QUITE a common argument out there is that if and when higher cost US shale oil production shuts down, oil prices will start creeping up again – and they will soon reach close to $100 a barrel again by Q1 of next year. Here is another scenario that I think is worth some very serious thought:
- Saudi Arabia wants to keep higher cost shale oil production off the market for a long time in order to maintain its geopolitical relationship with the US – ideally, I guess, until higher cost producers in the US shut down permanently.
- This isn’t going to happen within the next few months. It will surely take a great deal longer as you are hardly going to quit the shale oil business altogether on the back of a few months of weaker prices. Thus, Saudi Arabia will have to keep the market sufficiently supplied with crude for long enough to achieve its objective.
But I also keep being told about the high “social costs” that Saudi Arabia and other OPEC have to pay in order to keep their populations happy. The chart above shows what I am referring to and so might be taken as an indication that substantial cuts in production by OPEC producers are inevitable and will happen very soon.

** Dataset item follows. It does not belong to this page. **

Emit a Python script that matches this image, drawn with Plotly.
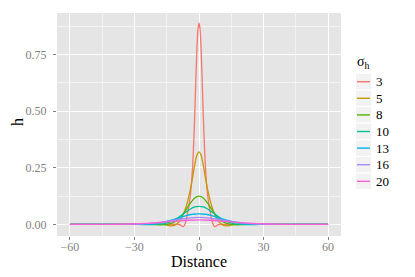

At least in the case of Saudi Arabia though, it seems to have built up ample financial reserves to cope with a very extended period of lower oil prices.
“Though public spending has risen in recent years, Saudi Arabia’s foreign reserves have risen more,” wrote The Economist in this article.

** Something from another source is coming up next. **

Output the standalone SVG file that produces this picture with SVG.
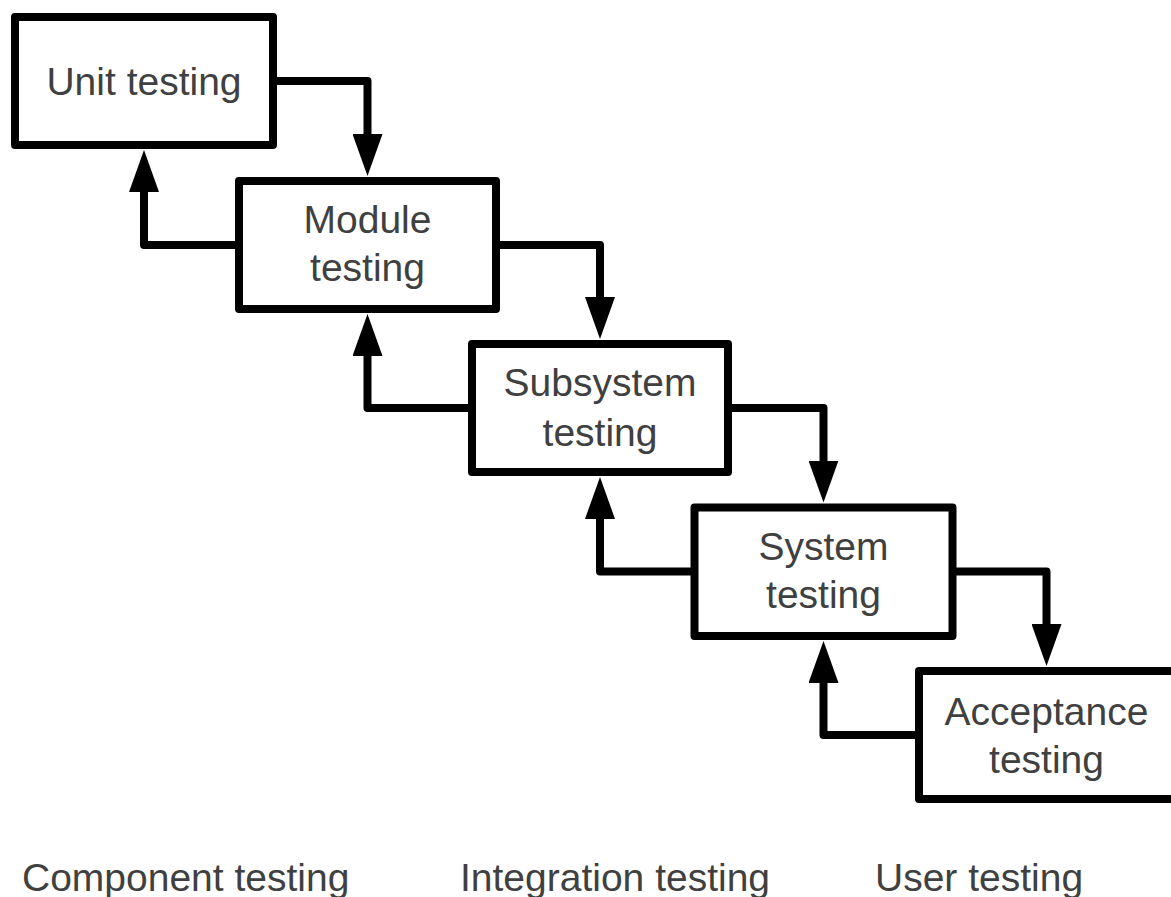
<svg xmlns="http://www.w3.org/2000/svg" width="1171" height="897" viewBox="0 0 1171 897">
  <style>
    .box { fill: #ffffff; stroke: #000000; stroke-width: 8; stroke-linejoin: round; }
    .lbl { font-family: "Liberation Sans", Arial, sans-serif; font-size: 39px; fill: #404040; text-anchor: middle; }
    .cap { font-family: "Liberation Sans", Arial, sans-serif; font-size: 39px; fill: #404040; }
    .conn { fill: none; stroke: #000000; stroke-width: 8; stroke-linejoin: round; marker-end: url(#ah); }
  </style>
  <defs>
    <marker id="ah" viewBox="0 0 42 30" refX="1" refY="15" markerWidth="42" markerHeight="30" markerUnits="userSpaceOnUse" orient="auto">
      <path d="M0,0 L42,15 L0,30 Z" fill="#000000"/>
    </marker>
  </defs>
  <rect width="1171" height="897" fill="#ffffff"/>

  <g id="connectors">
    <!-- forward (down) arrows -->
    <path class="conn" d="M272,81 H367.5 V135"/>
    <path class="conn" d="M496,245 H600 V298"/>
    <path class="conn" d="M728,408 H823.5 V461.5"/>
    <path class="conn" d="M952.5,571.5 H1046.5 V625"/>
    <!-- backward (up) arrows -->
    <path class="conn" d="M239,245 H144 V191"/>
    <path class="conn" d="M472,408 H367.5 V355"/>
    <path class="conn" d="M694.5,571.5 H600 V518"/>
    <path class="conn" d="M919,735 H823.5 V682"/>
  </g>

  <g id="unit">
    <rect class="box" x="15" y="17" width="258" height="128"/>
    <text class="lbl" x="144" y="95">Unit testing</text>
  </g>
  <g id="module">
    <rect class="box" x="239" y="181" width="257" height="128"/>
    <text class="lbl" x="367.5" y="233">Module</text>
    <text class="lbl" x="367.5" y="281">testing</text>
  </g>
  <g id="subsystem">
    <rect class="box" x="472" y="344" width="256" height="128"/>
    <text class="lbl" x="600" y="396">Subsystem</text>
    <text class="lbl" x="600" y="446">testing</text>
  </g>
  <g id="system">
    <rect class="box" x="694.5" y="507.5" width="258" height="128.5"/>
    <text class="lbl" x="823.5" y="560">System</text>
    <text class="lbl" x="823.5" y="608">testing</text>
  </g>
  <g id="acceptance">
    <rect class="box" x="919" y="671" width="258" height="128"/>
    <text class="lbl" x="1046.5" y="725">Acceptance</text>
    <text class="lbl" x="1046.5" y="773">testing</text>
  </g>

  <g id="captions">
    <text class="cap" x="22" y="891">Component testing</text>
    <text class="cap" x="460" y="891">Integration testing</text>
    <text class="cap" x="875" y="891">User testing</text>
  </g>
</svg>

“Net foreign assets were 2.8 trillion riyals ($737 billion) in August—over three years’ current spending. It could finance decades of deficits by borrowing from itself even if oil were cheaper than it is now. “Over the past year production by non-OPEC countries, such as Russia and America, has risen from 55 million barrels a day to 57 million barrels a day. “The Saudis might conclude that the main beneficiaries of dear oil have been non-OPEC members. “
And Saudi Arabia seems to think that it cannot repeat the 1981-1985 mistake of trying to stabilise the market by cutting production from 10 million barrels a day to 2 million barrels a day. All that happened was that it lost market share to fellow OPEC members.
Here’s another thing to consider concerning the above chart: There is no way that the oil price can ever stay at anywhere close to the levels needed by Iran, Venezuela, Algeria, Nigeria, Ecuador, and quite possibly Iraq and Angola, for anywhere near long enough to make a material difference to the budgets of these countries. The global economy cannot tolerate $98-140 a barrel crude. All you would end up with is demand destruction and prices quickly falling back to more sustainable levels.
In such circumstances, therefore, wouldn’t it better for everyone to chase market share?
Some people will say, “$98 dollars a barrel? Surely, you are being a bit extreme here. Hasn’t the world lived with prices in the region of $100 for six years or more?”
True, but that was only because of central bank stimulus, I would argue, and that stimulus is now being withdrawn. All that easy credit from central banks masked the damage that high oil prices were doing to the budgets of oil importers in developing countries – and to the people in those countries on low incomes. For example:
- Indonesia has spent $132 billion on fuel subsidies ((1,600 trillion Rupiahs) over the last five years. During the same five years, because of the huge strain on its budget, it was only able to spend 1,200 trillion Rupiahs on social welfare programmes and infrastructure.
- India spent $23 billion, or 1.6 trillion Rupees, on fuel subsidies during its previous financial year. That money would have much better spent installing toilets.
It is great news, therefore, that Indonesia is now planning to reduce fuel subsidies and that India has already decided to deregulate diesel prices. Lower oil prices have obviously given both governments the room to launch these initiatives.
Chemicals companies should be cheering these decisions to the rafters and would be better off hoping oil prices don’t rise again to the point where policy reversals become necessary.
The reason is that the hundreds of millions of people in the emerging world who have to live on $1-2 a day can only benefit from lower prices. And it is these people who will drive global chemicals demand growth in the future.